Da Redação
Pastor foi incluído em inquérito da PF que também apura a atuação de Bolsonaro e aliados; investigação conecta o ato de 3 de agosto e a prisão domiciliar do ex-presidente a uma estratégia coordenada de pressão contra o STF e autoridades
A Polícia Federal incluiu o pastor Silas Malafaia como investigado no inquérito que apura interferências contra o funcionamento do Judiciário e a tentativa de tumultuar o processo penal no qual Jair Bolsonaro responde por trama golpista. Segundo a apuração, o caso mira três crimes: coação no curso do processo, obstrução de investigação de organização criminosa e tentativa de abolição violenta do Estado Democrático de Direito. O pastor foi o organizador do ato de 3 de agosto, quando Bolsonaro apareceu por vídeo nas redes de terceiros — episódio que levou, em 4 de agosto, à prisão domiciliar do ex-presidente.
O inquérito foi aberto em maio e centraliza frentes distintas: ataques a ministros do Supremo Tribunal Federal e a outras autoridades, tumulto processual por meio de pressão pública organizada e articulações com atores estrangeiros para constranger instituições brasileiras. A inclusão de Malafaia consolida a linha de investigação de que lideranças políticas e religiosas teriam atuado de forma coordenada para deformar o curso de processos penais e deslegitimar decisões judiciais.
A decisão que levou Bolsonaro ao regime domiciliar, uma semana antes, é peça-chave do contexto: o STF apontou descumprimento de medidas que proibiam o uso de redes — inclusive por intermédio de terceiros — e impunham limites de comunicação. A PF e o STF avaliam se o ato de 3 de agosto, convocado e organizado por Malafaia, serviu como plataforma para contornar essas proibições e produzir novos fatos políticos que pressionassem o Judiciário.

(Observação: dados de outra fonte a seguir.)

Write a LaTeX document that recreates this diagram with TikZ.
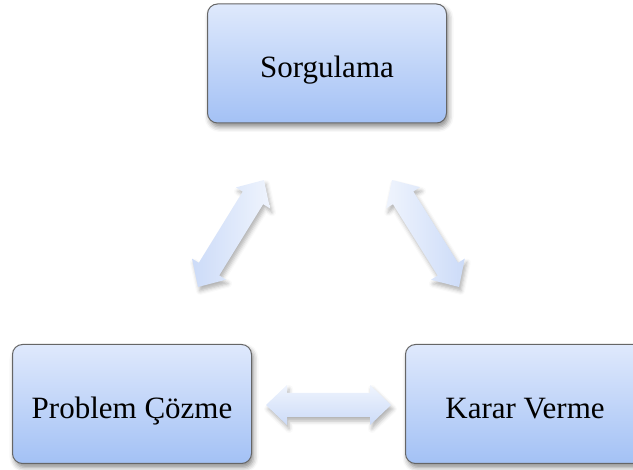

No mesmo dia em que a inclusão se tornou pública, Malafaia reagiu dizendo desconhecer formalmente a investigação, afirmando não ter sido notificado e reiterando ataques ao ministro Alexandre de Moraes. A PF, por sua vez, trabalha na coleta de mídias do ato, depoimentos de organizadores e interlocutores, além da reconstrução de fluxos de comunicação digital que sustentem (ou refutem) a hipótese de ação concertada.
Do ponto de vista penal, os tipos investigados têm peso considerável. Coação no curso do processo recai sobre condutas orientadas a constranger testemunhas, réus ou autoridades; obstrução de investigação de organização criminosa alcança quem dificulta, por qualquer meio, a apuração; e a tentativa de abolição violenta do Estado Democrático de Direito trata de empreitadas para impedir, com violência ou grave ameaça, o exercício dos poderes constitucionais. A caracterização exige prova de nexo entre atos públicos, discursos e a eficácia concreta de atrapalhar procedimentos.
O desdobramento imediato do caso deve envolver novas oitivas e pedidos de quebra de sigilo telemático para mapear quem planejou, financiou e executou a engrenagem comunicacional dos atos de agosto. Paralelamente, o inquérito que mira Bolsonaro e aliados entrou em fase decisiva, com alegações finais e diligências complementares, o que aumenta a sensibilidade política do entorno bolsonarista e o potencial impacto de qualquer nova prova.
Há, ainda, um componente internacional: a PF e o STF rastreiam movimentos de pressão transnacional que tentaram carimbar decisões do Supremo como “autoritarismo”, buscando respaldo de autoridades estrangeiras e sanções contra magistrados brasileiros. Essa frente sustenta a tese de uma campanha articulada que extrapola a esfera doméstica, com objetivos políticos claros.
Politicamente, a investigação sobre Malafaia abre uma frente delicada junto ao eleitorado evangélico. O pastor é um dos mais influentes líderes do segmento e funcionou, nos últimos anos, como reator e amplificador de mensagens do bolsonarismo. Se as linhas probatórias conectarem organização de atos, distribuição de tarefas e estratégia de comunicação para violar medidas judiciais, o caso tende a reposicionar responsabilidades de comando e potencializar custos para o núcleo duro da direita radical. Se não conectarem, a defesa tentará capitalizar a narrativa de vitimização e cerco judicial.
O ponto estrutural é que a investigação não discute liberdade de culto ou de expressão em abstrato; ela mira condutas específicas que, em tese, buscaram interferir no andamento de processos, embaralhar obrigações impostas pelo Judiciário e testar os limites da execução de medidas cautelares. Nesse tabuleiro, a próxima rodada será processual: diligências da PF, manifestações ao relator e, se houver robustez probatória, pedidos de novas cautelares e denúncias. Até lá, vale a presunção de inocência — e a atenção aos fatos documentados, não às narrativas.